▶

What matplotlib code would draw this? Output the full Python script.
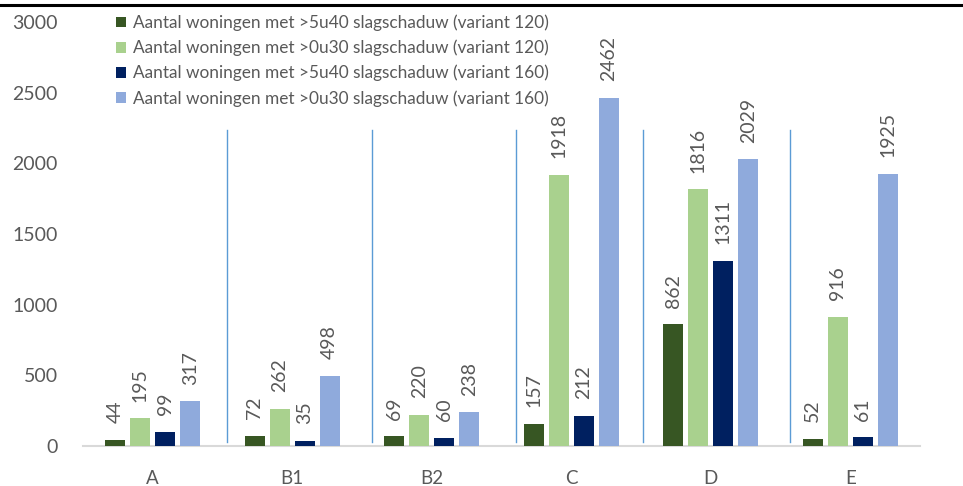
import matplotlib
matplotlib.use("Agg")
import matplotlib.pyplot as plt
import numpy as np
from matplotlib.lines import Line2D

categories = ["A", "B1", "B2", "C", "D", "E"]
series_names = [
    "Aantal woningen met >5u40 slagschaduw (variant 120)",
    "Aantal woningen met >0u30 slagschaduw (variant 120)",
    "Aantal woningen met >5u40 slagschaduw (variant 160)",
    "Aantal woningen met >0u30 slagschaduw (variant 160)",
]
v120_5u40 = [44, 72, 69, 157, 862, 52]
v120_0u30 = [195, 262, 220, 1918, 1816, 916]
v160_5u40 = [99, 35, 60, 212, 1311, 61]
v160_0u30 = [317, 498, 238, 2462, 2029, 1925]
colors = ["#375623", "#A9D18E", "#002060", "#8FAADC"]
separator_x = [0.532, 1.572, 2.604, 3.514, 4.568]
separator_top = 2236

plt.rcParams['font.family'] = ['Lato', 'DejaVu Sans']
grey = "#595959"

fig = plt.figure(figsize=(9.63, 4.86), dpi=100)
ax = fig.add_axes([83/963, 1-446/486, (920-83)/963, (446-22)/486])

x = np.arange(len(categories))
step = 25/139.5
width = 20/139.5
all_series = [v120_5u40, v120_0u30, v160_5u40, v160_0u30]
for i, (vals, c, name) in enumerate(zip(all_series, colors, series_names)):
    pos = x + (i - 1.5) * step
    bars = ax.bar(pos, vals, width=width, color=c, label=name, zorder=3)
    for b, v in zip(bars, vals):
        ax.annotate(str(v), (b.get_x() + b.get_width()/2, v), xytext=(0, 12),
                    textcoords="offset points", rotation=90, ha="center", va="bottom",
                    fontsize=14, color=grey)

for sx in separator_x:
    ax.plot([sx, sx], [25, separator_top], color="#5B9BD5", lw=1.0, zorder=2)

ax.set_xlim(-0.5, len(categories) - 0.5)
ax.set_ylim(0, 3000)
ax.set_yticks(np.arange(0, 3001, 500))
ax.set_xticks(x)
ax.set_xticklabels(categories)
ax.tick_params(axis='y', length=0, pad=18, labelsize=14, labelcolor=grey)
ax.tick_params(axis='x', length=0, pad=17, labelsize=13.5, labelcolor=grey)
for s in ["top", "right", "left"]:
    ax.spines[s].set_visible(False)
ax.spines["bottom"].set_color("#D9D9D9")
ax.spines["bottom"].set_linewidth(1.5)

leg = ax.legend(loc="upper left", bbox_to_anchor=(116/963, 1-14.5/486),
                bbox_transform=fig.transFigure, frameon=False, fontsize=12.4,
                handlelength=0.6, handleheight=0.6, handletextpad=0.36,
                labelspacing=0.5, borderpad=0, borderaxespad=0)
for t in leg.get_texts():
    t.set_color(grey)

fig.add_artist(Line2D([0, 1], [1-5/486, 1-5/486], transform=fig.transFigure,
                      color="black", lw=2.2))

fig.savefig("out.png", dpi=100, facecolor="white")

◀

### Exercise description
Extract all the data above exactly, excluding every picture.

### Reply to the task
What matplotlib code would draw this? Output the full Python script.
import matplotlib
matplotlib.use("Agg")
import matplotlib.pyplot as plt
import numpy as np
from matplotlib.lines import Line2D

categories = ["A", "B1", "B2", "C", "D", "E"]
series_names = [
    "Aantal woningen met >5u40 slagschaduw (variant 120)",
    "Aantal woningen met >0u30 slagschaduw (variant 120)",
    "Aantal woningen met >5u40 slagschaduw (variant 160)",
    "Aantal woningen met >0u30 slagschaduw (variant 160)",
]
v120_5u40 = [44, 72, 69, 157, 862, 52]
v120_0u30 = [195, 262, 220, 1918, 1816, 916]
v160_5u40 = [99, 35, 60, 212, 1311, 61]
v160_0u30 = [317, 498, 238, 2462, 2029, 1925]
colors = ["#375623", "#A9D18E", "#002060", "#8FAADC"]
separator_x = [0.532, 1.572, 2.604, 3.514, 4.568]
separator_top = 2236

plt.rcParams['font.family'] = ['Lato', 'DejaVu Sans']
grey = "#595959"

fig = plt.figure(figsize=(9.63, 4.86), dpi=100)
ax = fig.add_axes([83/963, 1-446/486, (920-83)/963, (446-22)/486])

x = np.arange(len(categories))
step = 25/139.5
width = 20/139.5
all_series = [v120_5u40, v120_0u30, v160_5u40, v160_0u30]
for i, (vals, c, name) in enumerate(zip(all_series, colors, series_names)):
    pos = x + (i - 1.5) * step
    bars = ax.bar(pos, vals, width=width, color=c, label=name, zorder=3)
    for b, v in zip(bars, vals):
        ax.annotate(str(v), (b.get_x() + b.get_width()/2, v), xytext=(0, 12),
                    textcoords="offset points", rotation=90, ha="center", va="bottom",
                    fontsize=14, color=grey)

for sx in separator_x:
    ax.plot([sx, sx], [25, separator_top], color="#5B9BD5", lw=1.0, zorder=2)

ax.set_xlim(-0.5, len(categories) - 0.5)
ax.set_ylim(0, 3000)
ax.set_yticks(np.arange(0, 3001, 500))
ax.set_xticks(x)
ax.set_xticklabels(categories)
ax.tick_params(axis='y', length=0, pad=18, labelsize=14, labelcolor=grey)
ax.tick_params(axis='x', length=0, pad=17, labelsize=13.5, labelcolor=grey)
for s in ["top", "right", "left"]:
    ax.spines[s].set_visible(False)
ax.spines["bottom"].set_color("#D9D9D9")
ax.spines["bottom"].set_linewidth(1.5)

leg = ax.legend(loc="upper left", bbox_to_anchor=(116/963, 1-14.5/486),
                bbox_transform=fig.transFigure, frameon=False, fontsize=12.4,
                handlelength=0.6, handleheight=0.6, handletextpad=0.36,
                labelspacing=0.5, borderpad=0, borderaxespad=0)
for t in leg.get_texts():
    t.set_color(grey)

fig.add_artist(Line2D([0, 1], [1-5/486, 1-5/486], transform=fig.transFigure,
                      color="black", lw=2.2))

fig.savefig("out.png", dpi=100, facecolor="white")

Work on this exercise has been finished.